Monday, April 16, 2012

RMNP Ski Tour March Day 4

The next morning I woke and felt much better. We cooked the dinner planned for the night before for breakfast and decided to do a little skills practice while waiting for the snow on the way out to warm up a little. We went over to some rock fin poking out of the glacier and Kate placed a few anchors and we practiced rappelling. This went well, looking at creative placements for nuts and pitons.
Then we went back and packed up. I should have paid more attention to Kate's pack, but let her take care of loading it. Later on in the day this was a problem again, similar to the way in. Packing went quickly and soon there was no evidence that we had stayed there.
The hike to the top of the couloir we had booted up went quickly and soon we were descending it. It was still firm and with the heavy packs a little unbalanced, but still very fun and aesthetic.




At the bottom we cut off some of the trail we'd come up on the way in and were rewarded with awesome low angle corn interspersed with baby conifer trees, super fun!
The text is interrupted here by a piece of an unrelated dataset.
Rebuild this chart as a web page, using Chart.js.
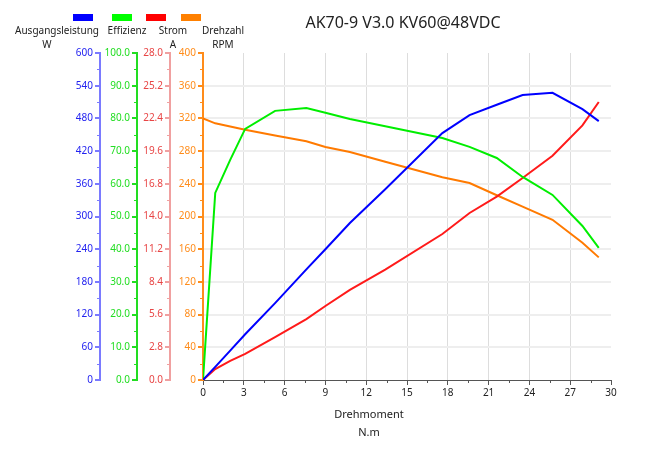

Now it is on to the switchbacks and deadfall, we only had to take our skis off for one deadfall, managing to surmount the countless others with gymnastics, but it certainly slowed us down and was tiring. The lower we got the more rotten the snow was as well, so it was imperative that we stay on the trail. What was firm crust on the way in 3 days prior was now mush.



We made it down to our first campsite, ate a snack and filled water, and put skins on for the remainder of the trip. It was now slow going, with rotten snow, down trees, massive snowshoe postholes and undulating terrain. It was also not good for Kate's skins as the glue stopped working effectively.

We had 6 miles left or so, 3 with skis, 3 hiking, and one of Kate's skins failed completely with more than a mile left of skiing.
This was all very tiring and much more time consuming than we had estimated. We felt worn out and demoralized.

We finally made it to the falls, which marked the sneaker transition, and put the skis and boots on the packs. It was nice to be one step closer, but I felt like hiking was more tiring and the extra weight on my back felt huge. After a long and emotional 3 miles we were very close to the trailhead when I spotted two moose. And then a butterfly frozen in the stream.


Finally we made it out, stopped in town to pick up some takeaway bbq and made the 2 hour drive home.